[Raw records]
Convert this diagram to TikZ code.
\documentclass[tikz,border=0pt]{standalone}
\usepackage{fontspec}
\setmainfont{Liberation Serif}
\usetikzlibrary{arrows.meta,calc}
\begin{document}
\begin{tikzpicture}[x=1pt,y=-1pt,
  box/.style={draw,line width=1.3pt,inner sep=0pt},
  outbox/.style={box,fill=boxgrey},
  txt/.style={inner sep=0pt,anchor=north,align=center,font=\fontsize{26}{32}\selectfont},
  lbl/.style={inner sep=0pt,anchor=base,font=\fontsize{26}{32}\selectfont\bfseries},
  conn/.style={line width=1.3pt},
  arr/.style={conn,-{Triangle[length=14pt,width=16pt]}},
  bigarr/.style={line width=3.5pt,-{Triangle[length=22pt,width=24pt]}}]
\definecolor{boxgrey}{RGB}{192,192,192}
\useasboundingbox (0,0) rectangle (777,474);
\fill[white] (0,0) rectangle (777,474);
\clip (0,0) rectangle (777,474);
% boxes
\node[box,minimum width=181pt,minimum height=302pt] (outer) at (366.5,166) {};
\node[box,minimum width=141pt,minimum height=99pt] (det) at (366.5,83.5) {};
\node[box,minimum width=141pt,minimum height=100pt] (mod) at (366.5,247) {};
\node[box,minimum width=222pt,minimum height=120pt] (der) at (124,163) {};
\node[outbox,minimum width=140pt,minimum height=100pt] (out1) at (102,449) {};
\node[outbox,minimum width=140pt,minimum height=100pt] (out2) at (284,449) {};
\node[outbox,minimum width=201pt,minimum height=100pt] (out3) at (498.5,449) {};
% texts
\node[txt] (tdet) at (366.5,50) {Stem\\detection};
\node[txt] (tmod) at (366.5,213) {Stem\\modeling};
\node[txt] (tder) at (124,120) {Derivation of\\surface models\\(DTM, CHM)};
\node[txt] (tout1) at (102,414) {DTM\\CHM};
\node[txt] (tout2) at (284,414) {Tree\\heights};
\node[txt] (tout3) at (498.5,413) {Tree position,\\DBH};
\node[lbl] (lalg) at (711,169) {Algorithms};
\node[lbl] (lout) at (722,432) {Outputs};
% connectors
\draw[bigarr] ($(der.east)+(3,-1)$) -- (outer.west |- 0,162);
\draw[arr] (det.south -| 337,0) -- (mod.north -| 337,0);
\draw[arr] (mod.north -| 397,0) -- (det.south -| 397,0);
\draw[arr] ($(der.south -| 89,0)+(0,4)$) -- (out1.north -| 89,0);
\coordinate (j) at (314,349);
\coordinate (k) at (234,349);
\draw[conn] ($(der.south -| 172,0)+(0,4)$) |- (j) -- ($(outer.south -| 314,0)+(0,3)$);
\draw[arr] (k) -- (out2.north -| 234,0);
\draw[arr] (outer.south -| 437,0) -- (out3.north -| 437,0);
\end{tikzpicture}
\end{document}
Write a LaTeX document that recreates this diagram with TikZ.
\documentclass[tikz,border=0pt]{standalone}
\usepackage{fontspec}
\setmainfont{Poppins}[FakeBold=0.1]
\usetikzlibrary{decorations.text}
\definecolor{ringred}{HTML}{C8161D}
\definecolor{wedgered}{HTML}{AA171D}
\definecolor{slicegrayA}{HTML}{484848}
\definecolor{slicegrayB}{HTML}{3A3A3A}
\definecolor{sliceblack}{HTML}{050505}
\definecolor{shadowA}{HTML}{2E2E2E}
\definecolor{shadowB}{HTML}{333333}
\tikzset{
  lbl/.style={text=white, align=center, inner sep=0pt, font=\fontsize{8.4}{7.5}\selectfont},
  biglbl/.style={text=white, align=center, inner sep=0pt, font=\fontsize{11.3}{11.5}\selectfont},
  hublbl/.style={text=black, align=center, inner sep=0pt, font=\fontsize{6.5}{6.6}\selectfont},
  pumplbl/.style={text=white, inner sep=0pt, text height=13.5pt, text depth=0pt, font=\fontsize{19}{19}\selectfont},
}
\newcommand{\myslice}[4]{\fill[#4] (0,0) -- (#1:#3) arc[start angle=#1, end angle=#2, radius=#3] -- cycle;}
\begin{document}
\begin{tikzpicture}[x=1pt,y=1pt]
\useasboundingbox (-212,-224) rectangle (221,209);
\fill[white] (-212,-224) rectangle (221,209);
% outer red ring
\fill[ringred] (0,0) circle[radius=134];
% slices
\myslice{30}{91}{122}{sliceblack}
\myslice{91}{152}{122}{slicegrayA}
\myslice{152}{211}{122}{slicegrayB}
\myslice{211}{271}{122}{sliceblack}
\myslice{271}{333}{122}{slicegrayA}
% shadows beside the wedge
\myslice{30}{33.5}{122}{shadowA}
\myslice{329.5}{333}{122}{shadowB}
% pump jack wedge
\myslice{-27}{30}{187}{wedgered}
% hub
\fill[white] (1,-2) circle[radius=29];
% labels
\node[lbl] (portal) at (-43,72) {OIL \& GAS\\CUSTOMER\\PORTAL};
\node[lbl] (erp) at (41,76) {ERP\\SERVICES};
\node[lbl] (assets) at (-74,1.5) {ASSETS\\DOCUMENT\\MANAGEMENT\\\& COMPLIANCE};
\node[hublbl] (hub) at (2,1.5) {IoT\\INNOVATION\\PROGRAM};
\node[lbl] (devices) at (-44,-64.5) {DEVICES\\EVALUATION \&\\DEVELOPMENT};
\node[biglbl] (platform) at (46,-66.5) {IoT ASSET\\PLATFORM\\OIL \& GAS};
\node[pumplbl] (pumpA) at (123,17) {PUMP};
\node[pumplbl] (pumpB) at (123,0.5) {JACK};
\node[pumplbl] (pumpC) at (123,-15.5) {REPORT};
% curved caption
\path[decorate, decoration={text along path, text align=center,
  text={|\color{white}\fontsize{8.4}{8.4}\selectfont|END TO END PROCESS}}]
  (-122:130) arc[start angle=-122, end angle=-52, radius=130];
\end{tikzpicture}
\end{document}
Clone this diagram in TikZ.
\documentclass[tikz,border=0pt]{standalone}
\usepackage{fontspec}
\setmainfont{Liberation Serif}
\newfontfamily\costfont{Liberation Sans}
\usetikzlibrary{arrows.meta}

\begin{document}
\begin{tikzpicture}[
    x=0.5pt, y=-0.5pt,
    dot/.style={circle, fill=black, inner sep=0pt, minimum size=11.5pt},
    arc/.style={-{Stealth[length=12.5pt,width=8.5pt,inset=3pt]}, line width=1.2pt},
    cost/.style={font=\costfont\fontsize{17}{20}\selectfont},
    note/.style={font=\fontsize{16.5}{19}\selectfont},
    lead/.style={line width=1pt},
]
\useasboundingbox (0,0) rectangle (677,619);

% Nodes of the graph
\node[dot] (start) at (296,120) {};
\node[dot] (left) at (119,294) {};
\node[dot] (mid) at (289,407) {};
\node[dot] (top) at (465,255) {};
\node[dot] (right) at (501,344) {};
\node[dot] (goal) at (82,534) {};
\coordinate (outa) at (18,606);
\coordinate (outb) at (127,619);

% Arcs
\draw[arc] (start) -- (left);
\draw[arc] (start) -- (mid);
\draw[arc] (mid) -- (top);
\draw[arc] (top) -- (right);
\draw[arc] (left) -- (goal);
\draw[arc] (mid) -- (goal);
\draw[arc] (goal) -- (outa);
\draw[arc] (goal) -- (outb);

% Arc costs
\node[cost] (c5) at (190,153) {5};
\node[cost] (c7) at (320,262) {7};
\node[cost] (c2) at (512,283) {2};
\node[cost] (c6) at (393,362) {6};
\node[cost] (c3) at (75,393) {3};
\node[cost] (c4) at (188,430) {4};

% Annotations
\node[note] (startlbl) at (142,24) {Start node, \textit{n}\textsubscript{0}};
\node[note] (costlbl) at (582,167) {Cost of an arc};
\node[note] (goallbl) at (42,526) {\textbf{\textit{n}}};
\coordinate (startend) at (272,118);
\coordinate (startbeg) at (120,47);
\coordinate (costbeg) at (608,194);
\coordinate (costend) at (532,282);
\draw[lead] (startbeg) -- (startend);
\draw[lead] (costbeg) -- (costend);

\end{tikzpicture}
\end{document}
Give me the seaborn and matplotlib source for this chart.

**GOAL OF THE EXERCISE**
Exactly and only the lines from the line with "Clone this diagram in TikZ." to the line with "(outb) at (127,619);", both included, are to be printed.

**ANSWER IN FULL**
Clone this diagram in TikZ.
\documentclass[tikz,border=0pt]{standalone}
\usepackage{fontspec}
\setmainfont{Liberation Serif}
\newfontfamily\costfont{Liberation Sans}
\usetikzlibrary{arrows.meta}

\begin{document}
\begin{tikzpicture}[
    x=0.5pt, y=-0.5pt,
    dot/.style={circle, fill=black, inner sep=0pt, minimum size=11.5pt},
    arc/.style={-{Stealth[length=12.5pt,width=8.5pt,inset=3pt]}, line width=1.2pt},
    cost/.style={font=\costfont\fontsize{17}{20}\selectfont},
    note/.style={font=\fontsize{16.5}{19}\selectfont},
    lead/.style={line width=1pt},
]
\useasboundingbox (0,0) rectangle (677,619);

% Nodes of the graph
\node[dot] (start) at (296,120) {};
\node[dot] (left) at (119,294) {};
\node[dot] (mid) at (289,407) {};
\node[dot] (top) at (465,255) {};
\node[dot] (right) at (501,344) {};
\node[dot] (goal) at (82,534) {};
\coordinate (outa) at (18,606);
\coordinate (outb) at (127,619);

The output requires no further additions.